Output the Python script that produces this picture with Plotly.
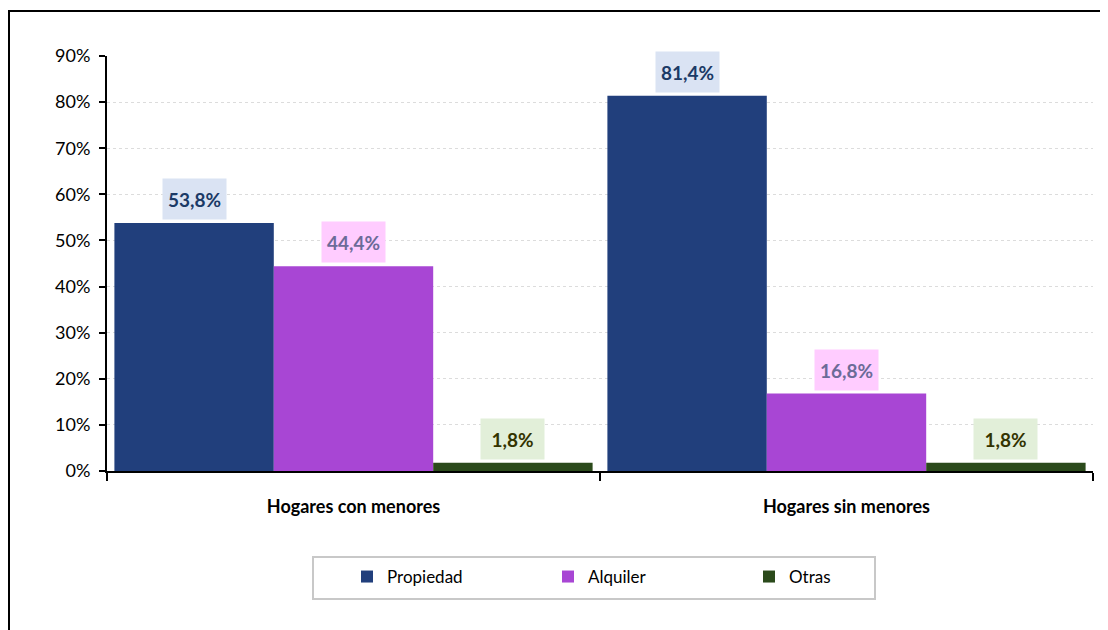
import plotly.graph_objects as go

# data
categories = ["Hogares con menores", "Hogares sin menores"]
series_names = ["Propiedad", "Alquiler", "Otras"]
propiedad = [0.538, 0.814]
alquiler = [0.444, 0.168]
otras = [0.018, 0.018]
y_ticks = [0, 0.1, 0.2, 0.3, 0.4, 0.5, 0.6, 0.7, 0.8, 0.9]

values = [propiedad, alquiler, otras]
bar_colors = ["#213f7c", "#a846d4", "#2b4a1b"]
label_bg = ["#dae3f3", "#ffccff", "#e2efd9"]
label_fg = ["#1b3a66", "#6b6b98", "#333300"]

# page body has an 8px margin, so the figure is a bit smaller than the window
W, H = 1100, 622
m_l, m_r, m_t, m_b = 99, 15, 48, 159
plot_w = W - m_l - m_r
plot_h = H - m_t - m_b
bargap = 0.03
bar_px = plot_w / len(categories) * (1 - bargap) / len(series_names)

fig = go.Figure()
for name, vals, col in zip(series_names, values, bar_colors):
    fig.add_trace(go.Bar(x=categories, y=vals, name=name,
                         marker=dict(color=col, line=dict(width=0))))

# value labels with coloured boxes
for i, vals in enumerate(values):
    for cat, v in zip(categories, vals):
        fig.add_annotation(
            x=cat, y=v, text="<b>" + f"{v*100:.1f}".replace(".", ",") + "%</b>",
            showarrow=False, xshift=(i - 1) * bar_px, yshift=3,
            yanchor="bottom", width=61, height=38,
            bgcolor=label_bg[i], font=dict(size=19, color=label_fg[i]))

# outer chart border
fig.add_shape(type="rect", xref="paper", yref="paper",
              x0=(1 - m_l) / plot_w, x1=1.1, y0=-0.6, y1=1 + 45 / plot_h,
              line=dict(color="black", width=2), fillcolor="rgba(0,0,0,0)", layer="below")

# legend frame (wider than plotly's own legend box)
fig.add_shape(type="rect", xref="paper", yref="paper",
              x0=206 / plot_w, x1=768 / plot_w, y0=-128 / plot_h, y1=-86 / plot_h,
              line=dict(color="#c8c8c8", width=2), fillcolor="rgba(0,0,0,0)")

fig.update_layout(
    width=W, height=H,
    margin=dict(l=m_l, r=m_r, t=m_t, b=m_b),
    barmode="group", bargap=bargap, bargroupgap=0,
    plot_bgcolor="white", paper_bgcolor="white",
    font=dict(family="Lato, Carlito, Calibri, sans-serif", size=15, color="black"),
    showlegend=True,
    legend=dict(orientation="h", x=240 / plot_w, xanchor="left", y=-0.212, yanchor="top",
                borderwidth=0, bgcolor="rgba(0,0,0,0)", font=dict(size=17),
                entrywidth=156, entrywidthmode="pixels", traceorder="normal",
                itemclick=False),
    xaxis=dict(showline=True, linecolor="black", linewidth=2, ticks="outside",
               tickson="boundaries", ticklen=8, tickwidth=2, tickcolor="black",
               ticklabelstandoff=18, tickfont=dict(size=18, color="black", weight="bold")),
    yaxis=dict(range=[0, 0.9], tickvals=y_ticks, tickformat=".0%",
               showline=True, linecolor="black", linewidth=2, ticks="outside",
               ticklen=6, tickwidth=2, tickcolor="black", ticklabelstandoff=5,
               showgrid=True, gridcolor="#dcdcdc", griddash="dot", gridwidth=1,
               zeroline=False, tickfont=dict(size=18, color="black")),
)

fig.write_html("out.html")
**********
Problem: Every line of the data above should be quoted exactly. Omit the pictures.

Exercise result:
Output the Python script that produces this picture with Plotly.
import plotly.graph_objects as go

# data
categories = ["Hogares con menores", "Hogares sin menores"]
series_names = ["Propiedad", "Alquiler", "Otras"]
propiedad = [0.538, 0.814]
alquiler = [0.444, 0.168]
otras = [0.018, 0.018]
y_ticks = [0, 0.1, 0.2, 0.3, 0.4, 0.5, 0.6, 0.7, 0.8, 0.9]

values = [propiedad, alquiler, otras]
bar_colors = ["#213f7c", "#a846d4", "#2b4a1b"]
label_bg = ["#dae3f3", "#ffccff", "#e2efd9"]
label_fg = ["#1b3a66", "#6b6b98", "#333300"]

# page body has an 8px margin, so the figure is a bit smaller than the window
W, H = 1100, 622
m_l, m_r, m_t, m_b = 99, 15, 48, 159
plot_w = W - m_l - m_r
plot_h = H - m_t - m_b
bargap = 0.03
bar_px = plot_w / len(categories) * (1 - bargap) / len(series_names)

fig = go.Figure()
for name, vals, col in zip(series_names, values, bar_colors):
    fig.add_trace(go.Bar(x=categories, y=vals, name=name,
                         marker=dict(color=col, line=dict(width=0))))

# value labels with coloured boxes
for i, vals in enumerate(values):
    for cat, v in zip(categories, vals):
        fig.add_annotation(
            x=cat, y=v, text="<b>" + f"{v*100:.1f}".replace(".", ",") + "%</b>",
            showarrow=False, xshift=(i - 1) * bar_px, yshift=3,
            yanchor="bottom", width=61, height=38,
            bgcolor=label_bg[i], font=dict(size=19, color=label_fg[i]))

# outer chart border
fig.add_shape(type="rect", xref="paper", yref="paper",
              x0=(1 - m_l) / plot_w, x1=1.1, y0=-0.6, y1=1 + 45 / plot_h,
              line=dict(color="black", width=2), fillcolor="rgba(0,0,0,0)", layer="below")

# legend frame (wider than plotly's own legend box)
fig.add_shape(type="rect", xref="paper", yref="paper",
              x0=206 / plot_w, x1=768 / plot_w, y0=-128 / plot_h, y1=-86 / plot_h,
              line=dict(color="#c8c8c8", width=2), fillcolor="rgba(0,0,0,0)")

fig.update_layout(
    width=W, height=H,
    margin=dict(l=m_l, r=m_r, t=m_t, b=m_b),
    barmode="group", bargap=bargap, bargroupgap=0,
    plot_bgcolor="white", paper_bgcolor="white",
    font=dict(family="Lato, Carlito, Calibri, sans-serif", size=15, color="black"),
    showlegend=True,
    legend=dict(orientation="h", x=240 / plot_w, xanchor="left", y=-0.212, yanchor="top",
                borderwidth=0, bgcolor="rgba(0,0,0,0)", font=dict(size=17),
                entrywidth=156, entrywidthmode="pixels", traceorder="normal",
                itemclick=False),
    xaxis=dict(showline=True, linecolor="black", linewidth=2, ticks="outside",
               tickson="boundaries", ticklen=8, tickwidth=2, tickcolor="black",
               ticklabelstandoff=18, tickfont=dict(size=18, color="black", weight="bold")),
    yaxis=dict(range=[0, 0.9], tickvals=y_ticks, tickformat=".0%",
               showline=True, linecolor="black", linewidth=2, ticks="outside",
               ticklen=6, tickwidth=2, tickcolor="black", ticklabelstandoff=5,
               showgrid=True, gridcolor="#dcdcdc", griddash="dot", gridwidth=1,
               zeroline=False, tickfont=dict(size=18, color="black")),
)

fig.write_html("out.html")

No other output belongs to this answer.